I am British and so are both my parents but until last October I had never lived in the UK. If someone asked me where I was from I would say England but when it came down to it, it was the UAE that shaped my identity the most. I was connected to the UK, I had gone back there every year during the summer, but it wasn’t quite the same.
I’d spent all my life looking forward to finally living in the UK and when I finally went over there for university last year it didn’t take long before I felt as though I was at home. But the thing is, that didn’t stop the UAE from also feeling like home, and while growing up as a Third Culture Kid outside my parents’ culture had always given me a bit of a split identity, I hadn’t anticipated feeling such a stranger in the country I was from. I found myself missing all sorts of cultural references and realised that my instincts were skewed towards the UAE. It took a while before I got used to shops closing too early for last-minute present-buying and clear sunny days definitely not making it warm enough to go outside with wet hair. Being a Linguistics student meant that we picked apart our accents and I was always surprised whenever mine had non-British features.
ENJOYING THE ORDINARY
Undoubtedly the benefit of growing up outside the UK was that I got to be excited about things that would otherwise be pretty unremarkable. Even after a year there I still enjoy rain and the idea of snow was such a novelty that one day I stayed up until 4am just because some had been forecast! My friends were constantly amused by how much joy I got from being able to see my breath in the cold air and breaking the ice on puddles that had frozen over. I found myself commenting on leafy smells that they had never thought twice about and I bombarded my family back in the UAE with endless photos of falling leaves and bare trees, snowdrops and daffodils. I remember when I first heard someone mention that the trees were turning and confusedly pictured the whomping willow from Harry Potter twisting around. I got to experience my first ever bonfire night and I was in awe of what for everyone else was just a yearly event. Even small things like being able to buy good fruit at a low price made me so much happier than they would have if I’d grown up in the UK.

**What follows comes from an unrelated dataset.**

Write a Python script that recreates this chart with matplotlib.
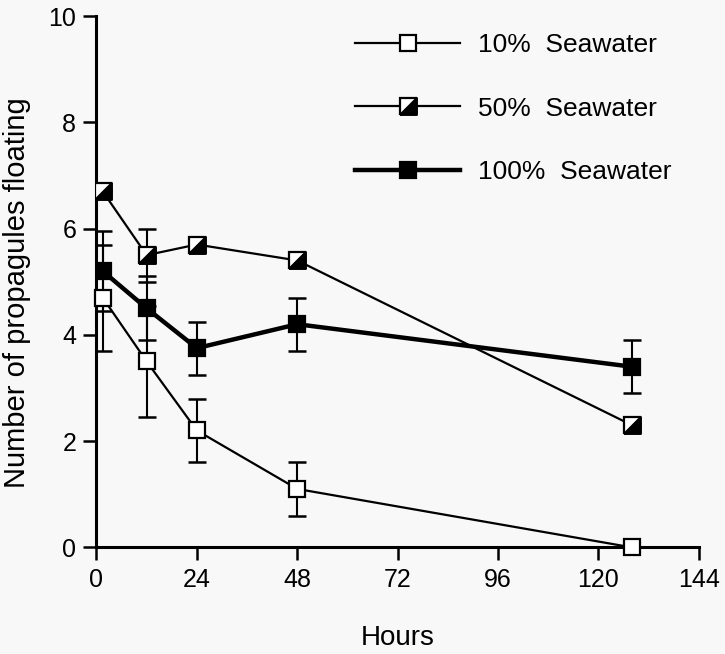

Of course, when I traded prayer calls in for church bells there were always going to be things that got left behind. I miss seeing Arabic everywhere. I find it strange walking into a supermarket and seeing shelves of alcohol, and stranger still being able to eat outside during Ramadan. I get confused looks whenever I called Sainsbury’s ‘Spinneys’, or whenever I mutter ‘yallah’ or ‘shu hatha’ to myself. I miss being able to share the wonderfully rhyming ‘Luke, ana abouk’ with people who would understand what it meant. I miss being close to my family, especially when surrounded by friends popping home every now and then for the weekend. I miss the small everyday things like eating fresh pita or seeing bulbuls and hoopoes in the garden that I hadn’t even really thought twice about before leaving.
I spent the first few weeks at university avoiding mentioning where I had grown up. I knew from past experiences that it usually ended up with people assuming I came from a family of millionaires who drive gold-plated Ferraris. After a while though, once I was sure people knew I hadn’t lived in a penthouse in the Burj Khalifa, I loved getting to talk about this place that was so much part of me. I enjoyed the look of surprise on people’s faces when I talked about how my Duke of Edinburgh expedition involved spending four days walking through the desert. I would complain about the fact that it reaches 50ºc in the summer and about the sandstorms that block the drains and cause floods, but they were the sort of complaints that you make with a smile. Whenever people asked me if I spoke Arabic I wished that I had been taught better during my 11 years of school lessons — not because I wanted to impress them, but because it seemed like a part of my identity, a skill I should have. I wanted to show a pride in the place I’d grown up in…a pride I didn’t realise I had until I left.
I’ve not completely left here of course. I’m still back during term holidays and haven’t had to say goodbye to warm, sunny Christmases quite yet. I assume that after a bit more time in the UK, when ordinary things stop being so new and exciting, there’ll be less of a strange clash between being somewhere I consider home and still feeling a bit of an outsider but the seventeen years I spent here are always going to be an important part of who I am. I know that a physical home here in Dubai is temporary, and that once my family leaves I won’t really have any reason to come back but that won’t stop me loving the fact that I’m always going to have these two places I can call my home.